*EXERCISE DIRECTIONS*:
Everything from the line with "What TikZ code" down to the line with "-- ([yshift=-3.6pt]hpar.base east);" below must be printed exactly, those two lines included. Exclude pictures.
= = =
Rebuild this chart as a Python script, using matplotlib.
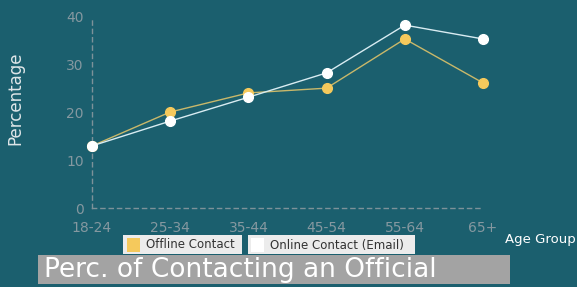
import matplotlib.pyplot as plt
from matplotlib.patches import Rectangle

age_groups = ["18-24", "25-34", "35-44", "45-54", "55-64", "65+"]
offline = [13.0, 20.1, 24.1, 25.1, 35.4, 26.2]
online = [13.0, 18.2, 23.2, 28.3, 38.3, 35.4]
y_ticks = [0, 10, 20, 30, 40]

BG = "#1b5f6e"
GRID = "#7d9299"
YELLOW = "#f5c95c"

fig = plt.figure(figsize=(5.77, 2.87), dpi=100, facecolor=BG)
ax = fig.add_axes([92 / 577, 79 / 287, 391 / 577, 191 / 287], facecolor=BG)

x = list(range(len(age_groups)))
ax.plot(x, offline, color="#c9b86a", linewidth=1.0, marker="o", markersize=7,
        markerfacecolor=YELLOW, markeredgecolor=YELLOW, clip_on=False, zorder=3)
ax.plot(x, online, color="#d8ecf2", linewidth=1.0, marker="o", markersize=7,
        markerfacecolor="white", markeredgecolor="white", clip_on=False, zorder=4)

ax.set_xlim(0, len(age_groups) - 1)
ax.set_ylim(0, 40)
ax.set_xticks(x)
ax.set_xticklabels(age_groups)
ax.set_yticks(y_ticks)
ax.tick_params(length=0, colors="#8598a0", labelsize=10)
ax.tick_params(axis="x", pad=9)
ax.tick_params(axis="y", pad=6)
for side in ["top", "right"]:
    ax.spines[side].set_visible(False)
for side in ["left", "bottom"]:
    ax.spines[side].set_color(GRID)
    ax.spines[side].set_linestyle((0, (3, 3)))
    ax.spines[side].set_linewidth(1.0)

fig.text(15 / 577, 1 - 98 / 287, "Percentage", rotation=90,
         color="#dfe6e8", fontsize=12, ha="center", va="center")
fig.text(505 / 577, 1 - 239 / 287, "Age Group", color="white", fontsize=9.5,
         ha="left", va="center")

# legend boxes
fig.patches.append(Rectangle((123 / 577, 1 - 254 / 287), 119 / 577, 19 / 287,
                             transform=fig.transFigure, facecolor="#ececec",
                             edgecolor="none"))
fig.patches.append(Rectangle((127 / 577, 1 - 252 / 287), 13 / 577, 14 / 287,
                             transform=fig.transFigure, facecolor=YELLOW,
                             edgecolor="none"))
fig.text(146 / 577, 1 - 245 / 287, "Offline Contact", color="#333333", fontsize=8.5,
         ha="left", va="center")
fig.patches.append(Rectangle((248 / 577, 1 - 254 / 287), 167 / 577, 19 / 287,
                             transform=fig.transFigure, facecolor="#ececec",
                             edgecolor="none"))
fig.patches.append(Rectangle((251 / 577, 1 - 252 / 287), 13 / 577, 14 / 287,
                             transform=fig.transFigure, facecolor="white",
                             edgecolor="none"))
fig.text(270 / 577, 1 - 245 / 287, "Online Contact (Email)", color="#333333",
         fontsize=8.5, ha="left", va="center")

# title bar
fig.patches.append(Rectangle((38 / 577, 1 - 284 / 287), 472 / 577, 29 / 287,
                             transform=fig.transFigure, facecolor="#a3a3a3",
                             edgecolor="none"))
fig.text(44 / 577, 1 - 270 / 287, "Perc. of Contacting an Official", color="white",
         fontsize=19, ha="left", va="center")

fig.savefig("out.png", dpi=100, facecolor=BG)
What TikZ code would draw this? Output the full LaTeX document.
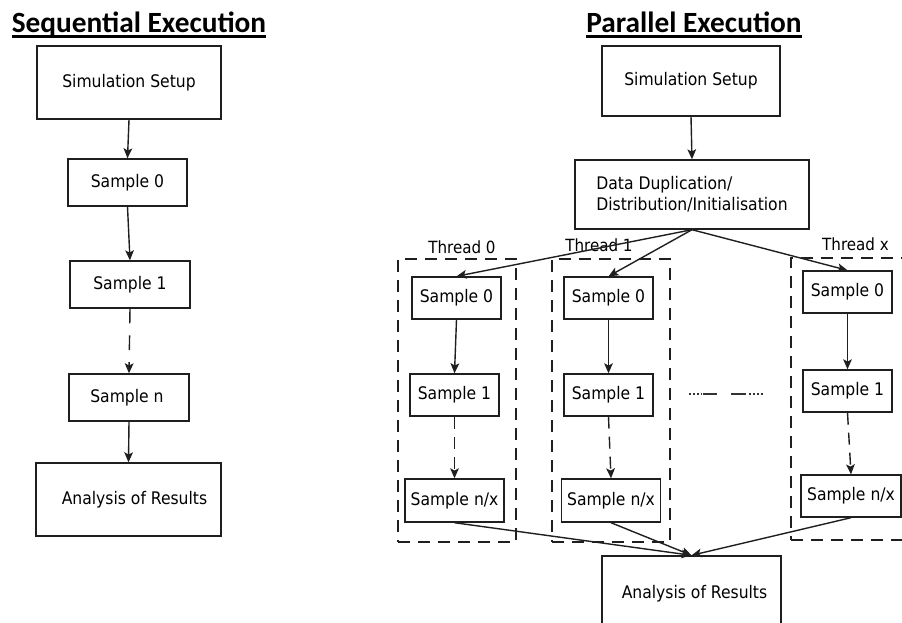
\documentclass[tikz,border=0pt]{standalone}
\usepackage{fontspec}
\setmainfont{DejaVu Sans Condensed}
\newfontfamily\headfont{Carlito}
\usetikzlibrary{arrows.meta}

\tikzset{
  ink/.style={draw=black!88, line width=1.05pt},
  box/.style={ink, inner sep=0pt, align=center, font=\fontsize{13}{16}\selectfont},
  bigbox/.style={box, minimum width=138pt, minimum height=54.75pt},
  smpbox/.style={box, minimum width=66.75pt, minimum height=31.5pt},
  nxbox/.style={box, minimum width=74.25pt, minimum height=32.25pt},
  flow/.style={ink, -{Stealth[length=7.5pt,width=6.5pt,inset=1.7pt]}},
  flowdash/.style={flow, dash pattern=on 9pt off 6pt},
  threadbox/.style={ink, dash pattern=on 9pt off 6pt, inner sep=0pt,
                    minimum width=88.5pt, minimum height=212.25pt},
  threadlabel/.style={inner sep=0pt, font=\fontsize{12.6}{15}\selectfont},
  heading/.style={inner sep=0pt, anchor=base,
                  font=\headfont\bfseries\fontsize{22}{26}\selectfont},
  rule/.style={draw=black, line width=2pt},
  skip/.style={draw=black!80, line width=0.9pt}
}

\begin{document}
\begin{tikzpicture}[x=0.75pt, y=-0.75pt]
\useasboundingbox (0,0) rectangle (902,622);
\clip (0,0) rectangle (902,622);

% ---------- headings ----------
\node[heading] (hseq) at (139,32) {Sequential Execution};
\node[heading] (hpar) at (694,32) {Parallel Execution};
\draw[rule] ([yshift=-3.6pt]hseq.base west) -- ([yshift=-3.6pt]hseq.base east);
\draw[rule] ([yshift=-3.6pt]hpar.base west) -- ([yshift=-3.6pt]hpar.base east);

% ---------- sequential chain ----------
\node[bigbox] (sq-setup) at (129,82.5) {Simulation Setup};
\node[smpbox, minimum width=89.25pt, minimum height=35.25pt] (sq-s0) at (127.5,182.5) {Sample 0};
\node[smpbox, minimum width=90pt, minimum height=35.25pt] (sq-s1) at (130,284.5) {Sample 1};
\node[smpbox, minimum width=90pt, minimum height=35.25pt] (sq-sn) at (129,397.5) {Sample n\hspace*{3pt}};
\node[bigbox, minimum width=138.75pt] (sq-res) at (128.5,499.5) {\hspace*{9pt}Analysis of Results};

\draw[flow] (sq-setup.south) -- (sq-s0.north);
\draw[flow] (sq-s0.south) -- (sq-s1.north);
\draw[flowdash, dash pattern=on 11pt off 9pt] (sq-s1.south) -- (sq-sn.north);
\draw[flow] (sq-sn.south) -- (sq-res.north);

% ---------- parallel: setup and distribution ----------
\node[bigbox, minimum width=133.5pt, minimum height=52.5pt] (pa-setup) at (691,81) {Simulation Setup};
\node[box, minimum width=175.5pt, minimum height=51.75pt, align=left] (pa-dist) at (692,194.5)
  {Data Duplication/\\Distribution/Initialisation};
\draw[flow] (pa-setup.south) -- (pa-dist.north);

% ---------- thread frames (the last one runs past the right edge) ----------
\node[threadbox] (th0) at (457,400.5) {};
\node[threadbox] (th1) at (611,400.5) {};
\node[threadbox, minimum width=150pt, minimum height=211.5pt] (thx) at (891,399) {};
\node[threadlabel] (lab0) at (462,247) {Thread 0};
\node[threadlabel] (lab1) at (599,245) {Thread 1};
\node[threadlabel] (labx) at (855.5,244) {Thread x};

% ---------- thread 0 ----------
\node[smpbox] (a0) at (456.5,298) {Sample 0};
\node[smpbox] (a1) at (454.5,395) {Sample 1};
\node[nxbox]  (an) at (454.5,500.5) {Sample n/x};
% ---------- thread 1 ----------
\node[smpbox] (b0) at (608.5,298) {Sample 0};
\node[smpbox] (b1) at (608.5,395) {Sample 1};
\node[nxbox]  (bn) at (611,500.5) {Sample n/x};
% ---------- thread x ----------
\node[smpbox] (c0) at (847.5,292) {Sample 0};
\node[smpbox] (c1) at (847.5,391) {Sample 1};
\node[nxbox, minimum width=75pt, minimum height=31.5pt] (cn) at (851,496) {Sample n/x};

\foreach \t in {a,b,c}{
  \draw[flow] (\t0.south) -- (\t1.north);
  \draw[flowdash] (\t1.south) -- (\t n.north);
}

% fan-out from the distribution step
\draw[flow] (pa-dist.south) -- (a0.north);
\draw[flow] (pa-dist.south) -- (b0.north);
\draw[flow] (pa-dist.south) -- (c0.north);

% ---------- gathering results ----------
\node[box, minimum width=134.25pt, minimum height=57pt] (pa-res) at (691.5,594) {\hspace*{4.5pt}Analysis of Results};
\draw[flow] (an.south) -- (pa-res.north);
\draw[flow] (bn.south) -- (pa-res.north);
\draw[flow] (cn.south) -- (pa-res.north);

% ---------- elided threads ----------
\draw[skip, dash pattern=on 1.3pt off 1.7pt] (689,394) -- (702,394);
\draw[skip] (703,394) -- (717,394) (731,394) -- (746,394);
\draw[skip, dash pattern=on 1.3pt off 1.7pt] (749,394) -- (763,394);
\end{tikzpicture}
\end{document}
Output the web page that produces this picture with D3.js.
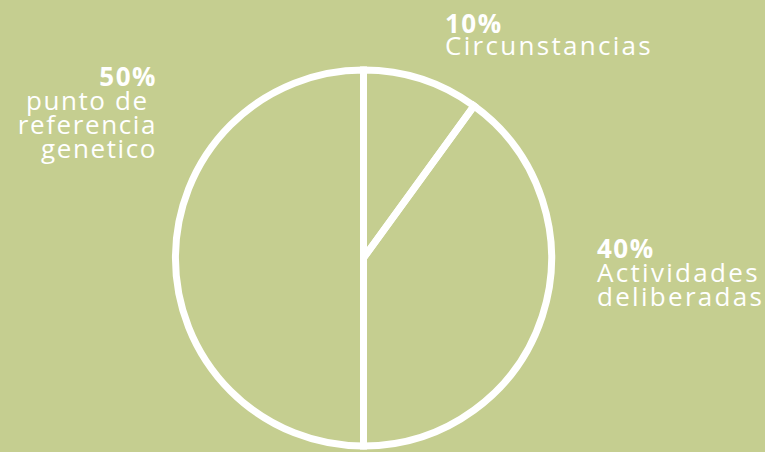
<!DOCTYPE html>
<html><head><meta charset="utf-8">
<script src="https://cdn.jsdelivr.net/npm/d3@7"></script>
<style>
html,body{margin:0;padding:0;background:#c5ce90;}
svg{display:block;}
text{font-family:"Open Sans",sans-serif;fill:#fff;white-space:pre;}
</style></head>
<body>
<script>
const categories = ["Circunstancias", "Actividades deliberadas", "punto de referencia genetico"];
const values = [10, 40, 50];
const pctLabels = ["10%", "40%", "50%"];
const labelLines = [["Circunstancias"], ["Actividades", "deliberadas"], ["punto de ", "referencia", "genetico"]];

const W = 765, H = 452;
const svg = d3.select("body").append("svg").attr("width", W).attr("height", H);
svg.append("rect").attr("width", W).attr("height", H).attr("fill", "#c5ce90");

const cx = 363.5, cy = 258, r = 188;
const pie = d3.pie().sort(null).value(d => d)(values);
const arc = d3.arc().innerRadius(0).outerRadius(r);
const g = svg.append("g").attr("transform", `translate(${cx},${cy})`);
g.selectAll("path").data(pie).join("path")
  .attr("d", arc)
  .attr("fill", "none")
  .attr("stroke", "#fff")
  .attr("stroke-width", 7)
  .attr("stroke-linejoin", "miter");

const labelPos = [
  {x: 445, y: 33, anchor: "start", ls: 2.3},
  {x: 597, y: 258, anchor: "start", ls: 2.3},
  {x: 157, y: 86, anchor: "end", ls: 1.6}
];
const lineH = 24;
labelPos.forEach((p, i) => {
  const t = svg.append("text").attr("text-anchor", p.anchor);
  t.append("tspan").attr("x", p.x).attr("y", p.y)
    .attr("font-weight", 700).attr("font-size", 26).attr("letter-spacing", 1.5).text(pctLabels[i]);
  labelLines[i].forEach((ln, j) => {
    t.append("tspan").attr("x", p.x).attr("y", p.y + lineH * (j + 1) - (i === 0 ? 2 : 0))
      .attr("font-weight", 400).attr("font-size", 26).attr("letter-spacing", p.ls).text(ln);
  });
});
</script>
</body></html>
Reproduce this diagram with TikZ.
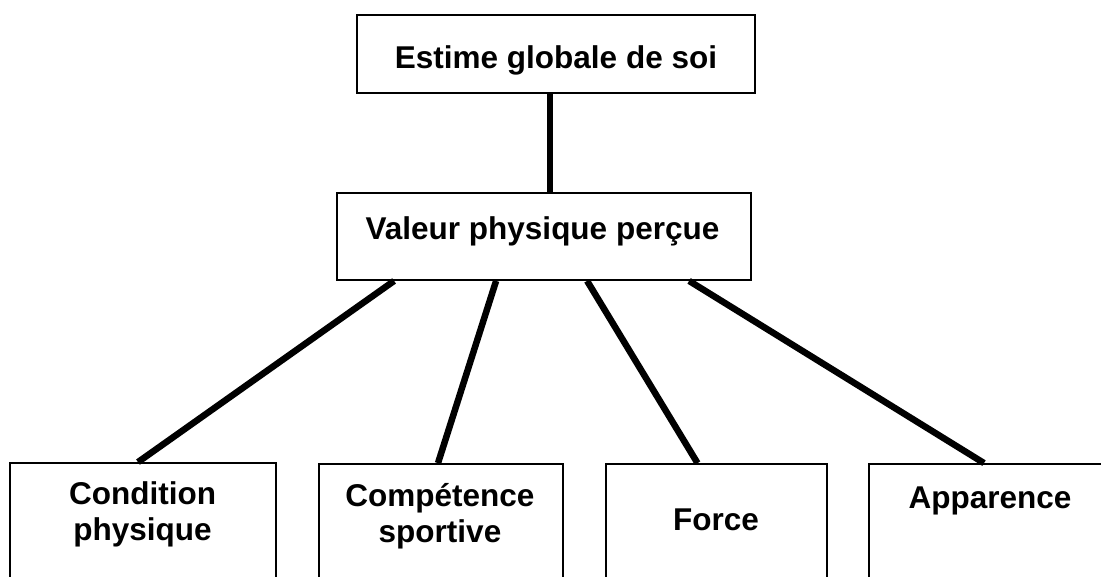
= = =
*SOLUTION FOR THIS TASK*:
What TikZ code would draw this? Output the full LaTeX document.
\documentclass[tikz,border=0pt]{standalone}
\usepackage{fontspec}
\setmainfont{DejaVu Sans Condensed}
\newfontfamily\headfont{Carlito}
\usetikzlibrary{arrows.meta}

\tikzset{
  ink/.style={draw=black!88, line width=1.05pt},
  box/.style={ink, inner sep=0pt, align=center, font=\fontsize{13}{16}\selectfont},
  bigbox/.style={box, minimum width=138pt, minimum height=54.75pt},
  smpbox/.style={box, minimum width=66.75pt, minimum height=31.5pt},
  nxbox/.style={box, minimum width=74.25pt, minimum height=32.25pt},
  flow/.style={ink, -{Stealth[length=7.5pt,width=6.5pt,inset=1.7pt]}},
  flowdash/.style={flow, dash pattern=on 9pt off 6pt},
  threadbox/.style={ink, dash pattern=on 9pt off 6pt, inner sep=0pt,
                    minimum width=88.5pt, minimum height=212.25pt},
  threadlabel/.style={inner sep=0pt, font=\fontsize{12.6}{15}\selectfont},
  heading/.style={inner sep=0pt, anchor=base,
                  font=\headfont\bfseries\fontsize{22}{26}\selectfont},
  rule/.style={draw=black, line width=2pt},
  skip/.style={draw=black!80, line width=0.9pt}
}

\begin{document}
\begin{tikzpicture}[x=0.75pt, y=-0.75pt]
\useasboundingbox (0,0) rectangle (902,622);
\clip (0,0) rectangle (902,622);

% ---------- headings ----------
\node[heading] (hseq) at (139,32) {Sequential Execution};
\node[heading] (hpar) at (694,32) {Parallel Execution};
\draw[rule] ([yshift=-3.6pt]hseq.base west) -- ([yshift=-3.6pt]hseq.base east);
\draw[rule] ([yshift=-3.6pt]hpar.base west) -- ([yshift=-3.6pt]hpar.base east);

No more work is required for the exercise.